Any person who is at least 18 years old (or a legally emancipated minor) and of sound mind may make a will in Missouri. Sound mind means the person understands what property they own, who their family and heirs are, what making a will means, and how these elements come together in a plan. Physical illness alone does not disqualify someone; the test is mental state at the moment of signing.

What does a valid Missouri will look like on paper?

A Missouri will must be a written document. It can be typed or handwritten. It must contain the testator signature or the signature of a designated person signing at the testator direction and in their presence. Two competent adult witnesses must also sign, in the testator presence, during the same event. There is no required format or magic language, but clarity matters enormously when the will is read after death.

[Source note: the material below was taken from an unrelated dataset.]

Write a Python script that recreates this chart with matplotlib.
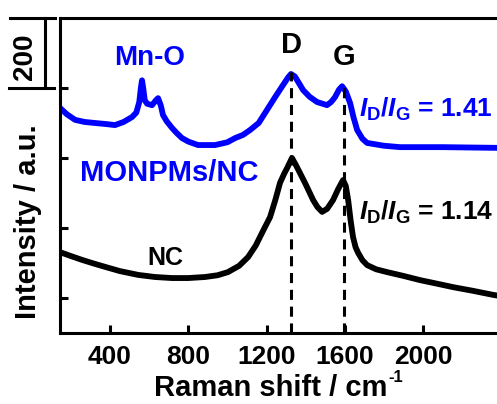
import matplotlib
matplotlib.use("Agg")
import matplotlib.pyplot as plt
from matplotlib.transforms import blended_transform_factory

plt.rcParams['font.family'] = ['Liberation Sans', 'DejaVu Sans']
plt.rcParams['font.weight'] = 'bold'
plt.rcParams['mathtext.fontset'] = 'custom'
plt.rcParams['mathtext.rm'] = 'Liberation Sans:bold'
plt.rcParams['mathtext.bf'] = 'Liberation Sans:bold'
plt.rcParams['mathtext.it'] = 'Liberation Sans:italic:bold'

# MONPMs/NC spectrum (blue), offset upwards
shift_monpm = [145, 180, 222, 270, 324, 380, 426, 470, 513, 535, 550, 558, 564,
               570, 578, 590, 615, 635, 646, 660, 671, 690, 717, 740, 768, 800,
               850, 937, 1000, 1040, 1080, 1116, 1160, 1202, 1245, 1285, 1310,
               1325, 1345, 1387, 1420, 1458, 1509, 1530, 1550, 1570, 1586, 1605,
               1627, 1645, 1663, 1690, 1714, 1800, 1882, 2100, 2378, 2420]
int_monpm = [643, 625, 609, 603, 600, 597, 594, 603, 617, 630, 660, 700, 722,
             700, 665, 655, 651, 665, 671, 650, 623, 605, 586, 572, 557, 547,
             537, 537, 545, 557, 566, 580, 600, 637, 675, 709, 730,
             740, 733, 694, 675, 660, 651, 660, 674, 695, 705, 690,
             657, 615, 580, 555, 543, 535, 531, 531, 529, 529]

# NC spectrum (black)
shift_nc = [145, 200, 257, 320, 375, 450, 544, 630, 717, 800, 886, 950, 1003,
            1060, 1106, 1145, 1177, 1218, 1245, 1269, 1290, 1305, 1330, 1350,
            1371, 1400, 1438, 1460, 1484, 1510, 1540, 1565, 1591, 1605, 1617,
            1630, 1642, 1655, 1668, 1690, 1714, 1760, 1816, 1900, 1985, 2070,
            2153, 2250, 2357, 2420]
int_nc = [231, 220, 209, 198, 189, 177, 166, 160, 157, 157, 160, 165, 174,
          192, 217, 250, 286, 331, 380, 429, 455, 471, 500, 480,
          457, 425, 380, 360, 346, 355, 380, 410, 437, 420, 380,
          320, 274, 245, 229, 208, 194, 182, 174, 163, 151, 141,
          131, 121, 109, 103]

peak_names = ['D', 'G']
peak_pos = [1326, 1594]
peak_tops = [746, 717]
ratios = ['1.41', '1.14']
scale_bar = 200

fig = plt.figure(figsize=(4.97, 4.04), dpi=100)
ax = fig.add_axes([60 / 497, 71 / 404, 461 / 497, 315 / 404])

ax.plot(shift_monpm, int_monpm, color='#0000ff', lw=4.2,
        solid_joinstyle='round', solid_capstyle='round')
ax.plot(shift_nc, int_nc, color='black', lw=4.2,
        solid_joinstyle='round', solid_capstyle='round')
ax.vlines(peak_pos, 0, peak_tops, colors='black', lw=2.2,
          linestyles=(0, (3.3, 2.2)))

ax.set_xlim(145, 2500)
ax.set_ylim(0, 900)
ax.set_xticks([400, 800, 1200, 1600, 2000])
ax.set_yticks([100, 300, 500, 700])
ax.set_yticklabels([])
ax.tick_params(direction='in', length=6, width=2.2, labelsize=19, pad=9,
               top=False, right=False)
for s in ax.spines.values():
    s.set_linewidth(2.2)

# labels on the spectra
ax.text(605, 786, 'Mn-O', color='#0000ff', fontsize=20, ha='center', va='center')
for name, pos, y in zip(peak_names, peak_pos, [823, 789]):
    ax.text(pos, y, name, fontsize=21, ha='center', va='center')
ax.text(702, 457, 'MONPMs/NC', color='#0000ff', fontsize=21, ha='center', va='center')
ax.text(682, 214, 'NC', fontsize=18, ha='center', va='center')
ax.text(1672, 617, r'$I_{\rm D}/I_{\rm G}$ = ' + ratios[0], color='#0000ff',
        fontsize=19, ha='left', va='baseline')
ax.text(1672, 323, r'$I_{\rm D}/I_{\rm G}$ = ' + ratios[1], color='black',
        fontsize=19, ha='left', va='baseline')

# scale bar left of the axes
tr = blended_transform_factory(fig.transFigure, ax.transData)
top = ax.get_ylim()[1]
ax.plot([45 / 497, 45 / 497], [top - scale_bar, top], color='black', lw=2.2,
        transform=tr, clip_on=False)
ax.plot([10 / 497, 55 / 497], [top, top], color='black', lw=2.2,
        transform=tr, clip_on=False)
ax.plot([9 / 497, 54 / 497], [top - scale_bar, top - scale_bar], color='black',
        lw=2.2, transform=tr, clip_on=False)
fig.text(25 / 497, 1 - 57 / 404, str(scale_bar), fontsize=20, rotation=90,
         ha='center', va='center')

fig.text(271 / 497, 1 - 388 / 404, 'Raman shift / cm', fontsize=21,
         ha='center', va='center')
fig.text(388 / 497, 1 - 377 / 404, '-1', fontsize=12, ha='left', va='center')
fig.text(28 / 497, 1 - 222 / 404, 'Intensity / a.u.', fontsize=21, rotation=90,
         ha='center', va='center')

fig.savefig('out.png', dpi=100)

Can a DIY or online will be valid in Missouri?

Yes, if it meets Missouri formal requirements. A will drafted without an attorney can be legally valid in Missouri if it is in writing, properly signed, and properly witnessed by two disinterested adults. The risk with DIY wills is execution errors and ambiguous language that can trigger disputes or partial invalidity in probate court. Simple mistakes kill otherwise valid wills.

What is undue influence and how does it invalidate a Missouri will?

Undue influence occurs when a person in a position of power or trust uses that relationship to substitute their wishes for the testator own free will. Missouri courts will invalidate a will if evidence shows the testator was coerced, manipulated, or unduly pressured into signing. Common situations include caregivers who are also beneficiaries, or family members who isolate the testator before signing.

What is the difference between a void and a voidable will in Missouri?

A void will is automatically invalid from the start, such as one executed by a minor or someone who completely lacked mental capacity. A voidable will appears valid but can be challenged in probate court on grounds such as undue influence, fraud, or duress. If no one challenges a voidable will within the statute of limitations, it may be admitted to probate despite the defect.

How should a Missouri will be stored after signing?

Missouri has no official will registry. Most estate planning attorneys recommend storing the original signed will with your attorney, in a fireproof home safe, or in a safe deposit box. The executor named in the will should know exactly where it is. A will that cannot be located after death may be presumed revoked under Missouri law, even if the testator never intended to revoke it.